In February 2016 I gave a talk about the archives as part of the Thursday lunchtime Recital Room series (click here for the full programme). I’ll put the talk on the blog in a series of posts. The second installment is below. Click here for the first installment (about Arthur Rowntree’s views about leisure activities).
I’ll start with sport. Cricket seems to have been played from the very early days of the school. Here are some of the rules of the cricket club about 1834 when the school was still at the Lawrence Street site – the question of who paid for broken windows appears to have been particularly important.
- That the Club shall pay for no windows broken by non-subscribers.
- That all non-subscribers playing when a window is broken, shall pay 1d. for a 1s. window, and 3d. for a 3s. 6d. window.
- That the Club will pay for no windows broken at single wicket, or when less than four subscribers are playing.
- That if a subscriber breaks a window or bat, or loses a ball, he shall pay half, and the Club the other half, but if a non-subscriber he shall pay all.
- That the balls or bats shall not be lent to play at any other game but cricket, under penalty of one penny.
- That if any other subscriptions should be afterwards wanted, those subscribers who do not pay them shall be subscribers no longer.
- That no non-subscriber shall play when there are more than eight subscribers playing, unless he is particularly wanted to make sides.
- That whoever throws any of the bats shall be fined the sum of 1d.
- That none of the bats and balls shall be used, except there are two subscribers playing.

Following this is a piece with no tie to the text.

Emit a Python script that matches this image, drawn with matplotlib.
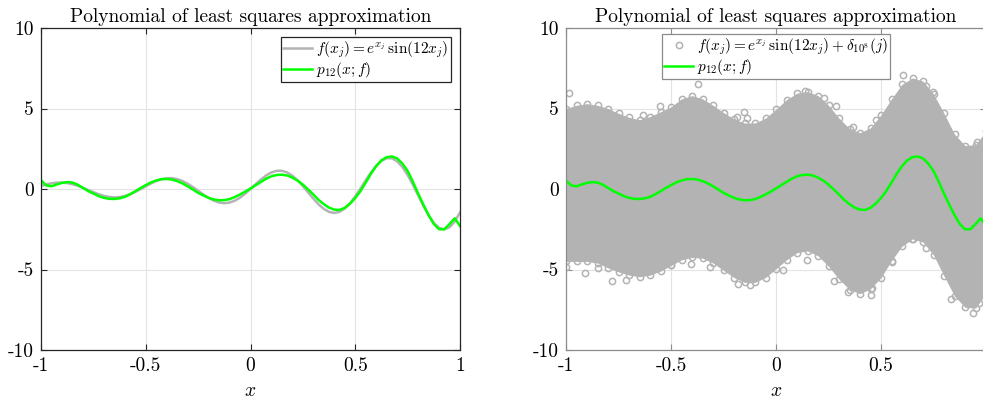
import numpy as np
import matplotlib
matplotlib.use("Agg")
import matplotlib.pyplot as plt

plt.rcParams['font.family'] = 'serif'
plt.rcParams['font.serif'] = ['cmr10', 'DejaVu Serif']
plt.rcParams['mathtext.fontset'] = 'cm'
plt.rcParams['axes.unicode_minus'] = False

# f(x_j) = e^x sin(12x), read at x = -1 .. 1 step 0.025
f_vals = [0.197, 0.287, 0.355, 0.394, 0.399, 0.367, 0.299, 0.200, 0.078, -0.057,
          -0.195, -0.321, -0.424, -0.494, -0.521, -0.502, -0.436, -0.326, -0.180, -0.010,
          0.170, 0.343, 0.493, 0.605, 0.668, 0.672, 0.614, 0.497, 0.328, 0.120,
          -0.110, -0.341, -0.553, -0.725, -0.838, -0.880, -0.843, -0.727, -0.537, -0.288,
          0.000, 0.303, 0.594, 0.844, 1.030, 1.130, 1.131, 1.028, 0.825, 0.535,
          0.181, -0.208, -0.597, -0.952, -1.237, -1.422, -1.486, -1.416, -1.212, -0.886,
          -0.461, 0.028, 0.540, 1.028, 1.446, 1.752, 1.913, 1.905, 1.721, 1.369,
          0.872, 0.270, -0.388, -1.044, -1.638, -2.110, -2.413, -2.508, -2.377, -2.020,
          -1.459]

# p12(x; f), same grid
p12_vals = [0.54, 0.22, 0.17, 0.28, 0.38, 0.43, 0.40, 0.27, 0.07, -0.13,
            -0.28, -0.44, -0.55, -0.61, -0.62, -0.58, -0.49, -0.33, -0.14, 0.06,
            0.24, 0.41, 0.53, 0.61, 0.62, 0.59, 0.49, 0.35, 0.17, -0.03,
            -0.24, -0.40, -0.55, -0.65, -0.70, -0.69, -0.63, -0.50, -0.34, -0.16,
            0.03, 0.24, 0.44, 0.64, 0.79, 0.87, 0.89, 0.84, 0.71, 0.52,
            0.27, -0.03, -0.34, -0.68, -0.94, -1.16, -1.28, -1.30, -1.17, -0.91,
            -0.56, -0.13, 0.40, 0.95, 1.42, 1.78, 1.98, 2.02, 1.90, 1.58,
            1.12, 0.45, -0.28, -0.97, -1.62, -2.17, -2.50, -2.50, -2.18, -1.82,
            -2.30]

# noisy samples: edges of the dense cloud, x = -1 .. 1 step 0.05
cloud_top = [5.0, 5.2, 5.3, 5.2, 5.0, 4.7, 4.45, 4.3, 4.5, 4.8,
             5.1, 5.6, 5.8, 5.6, 5.2, 4.75, 4.35, 4.1, 4.1, 4.4,
             4.95, 5.55, 5.95, 6.05, 5.8, 5.2, 4.4, 3.75, 3.5, 3.8,
             4.6, 5.6, 6.5, 6.9, 6.7, 5.9, 4.7, 3.4, 2.7, 2.75,
             3.6]
cloud_bot = [-4.5, -4.5, -4.5, -4.6, -4.9, -5.15, -5.35, -5.45, -5.35, -5.1,
             -4.75, -4.4, -4.25, -4.3, -4.6, -5.05, -5.5, -5.8, -5.8, -5.5,
             -4.95, -4.4, -3.95, -3.85, -4.15, -4.8, -5.6, -6.25, -6.5, -6.2,
             -5.5, -4.45, -3.55, -3.1, -3.3, -4.1, -5.4, -6.65, -7.35, -7.4,
             -6.5]

# stray samples outside the dense cloud
out_x = [-0.984, -0.370, -0.552, -0.632, -0.187, -0.137, -0.152, 0.284, 0.365, 0.606,
         0.138, 0.230, 0.437, 0.476, 0.746, 0.714, 0.955,
         -0.910, -0.780, -0.716, -0.848, -1.0, -0.498, -0.403, -0.316, -0.179,
         -0.124, 0.035, 0.146, 0.278, 0.344, 0.450, 0.458, 0.550, 0.646, 0.716,
         0.835, 0.94, 0.965]
out_y = [5.98, 6.52, 5.13, 4.58, 4.47, 4.39, 4.78, 5.18, 3.85, 7.08,
         6.09, 5.65, 3.44, 4.26, 6.02, 6.40, 2.95,
         -5.2, -5.73, -5.63, -4.9, -4.84, -4.70, -4.64, -4.84, -5.88,
         -5.94, -5.01, -4.39, -5.73, -6.40, -6.56, -6.13, -4.53, -3.08, -3.64,
         -6.85, -7.7, -7.1]

x_fine = np.linspace(-1, 1, len(f_vals))
x_env = np.linspace(-1, 1, len(cloud_top))

gray = '#b3b3b3'
green = '#00ff00'

fig = plt.figure(figsize=(9.83, 4.0), dpi=100)
ax1 = fig.add_axes([41 / 983, 50 / 400, 419 / 983, 322 / 400])
ax2 = fig.add_axes([566 / 983, 50 / 400, 420 / 983, 322 / 400])


def style(ax, spine_col, xtl):
    ax.set_xlim(-1, 1)
    ax.set_ylim(-10, 10)
    ax.set_xticks([-1, -0.5, 0, 0.5, 1])
    ax.set_xticklabels(xtl)
    ax.set_yticks([-10, -5, 0, 5, 10])
    ax.set_yticklabels(['-10', '-5', '0', '5', '10'])
    ax.grid(True, color='#e3e3e3', lw=0.8)
    ax.set_axisbelow(True)
    ax.tick_params(direction='in', top=True, right=True, length=4,
                   labelsize=14, color=spine_col, pad=5)
    for s in ax.spines.values():
        s.set_color(spine_col)
        s.set_linewidth(0.9)
    ax.set_xlabel(r'$x$', fontsize=14, labelpad=5)
    ax.set_title('Polynomial of least squares approximation', fontsize=14, pad=4)


# left panel
ax1.plot(x_fine, f_vals, color=gray, lw=1.8, label=r'$f(x_j) = e^{x_j}\,\sin(12x_j)$')
ax1.plot(x_fine, p12_vals, color=green, lw=1.8, label=r'$p_{12}(x;f)$')
style(ax1, '#262626', ['-1', '-0.5', '0', '0.5', '1'])
leg1 = ax1.legend(loc='upper right', fontsize=11, fancybox=False, framealpha=1,
                  edgecolor='#262626', handlelength=1.9, handletextpad=0.25,
                  borderpad=0.15, labelspacing=0.0, borderaxespad=0.6)
leg1.get_frame().set_linewidth(0.9)

# right panel
ax2.fill_between(x_env, cloud_bot, cloud_top, color=gray, lw=0)
ax2.plot(x_env, cloud_top, 'o', mfc='none', mec=gray, ms=4.5, mew=1.1)
ax2.plot(x_env, cloud_bot, 'o', mfc='none', mec=gray, ms=4.5, mew=1.1)
ax2.plot(out_x, out_y, 'o', mfc='none', mec=gray, ms=4.5, mew=1.1,
         label=r'$f(x_j) = e^{x_j}\,\sin(12x_j) + \delta_{10^8}(j)$')
ax2.plot(x_fine, p12_vals, color=green, lw=1.8, label=r'$p_{12}(x;f)$')
style(ax2, '#8c8c8c', ['-1', '-0.5', '0', '0.5', ''])
leg2 = ax2.legend(loc='upper center', fontsize=11, fancybox=False, framealpha=1,
                  edgecolor='#8c8c8c', handlelength=1.9, handletextpad=0.25,
                  borderpad=0.15, labelspacing=0.0, borderaxespad=0.4,
                  numpoints=1)
leg2.get_frame().set_linewidth(0.9)

fig.savefig('out.png', dpi=100)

Walter Sturge, who was at the school between 1844 and 1846, therefore was at both Lawrence Street and Bootham, didn’t play cricket until the school moved to the Bootham site, suggesting that at some point after the rules had been written, cricket was banned.
George Scarr Watson, at the school between 1853 and 1858 remembered that “Cricket was permitted; but we played no outside matches, and had to be content with the mild excitement of playing against ourselves. No flannel cricketing suits relieved the monotony of our black jackets, waistcoats and caps. No brilliant blazers, ribbons, ties or badges transgressed the Quaker rule.”
The earliest minute book we have for the cricket club starts in 1865 and runs till 1867, and the first outside match listed in that is against Ackworth in May 1865, although all the matches listed in that minute book are either internal matches, matches against Old Scholars or against Ackworth. The next record we have is a score book that runs from 1886, which contains a much wider range of opponents.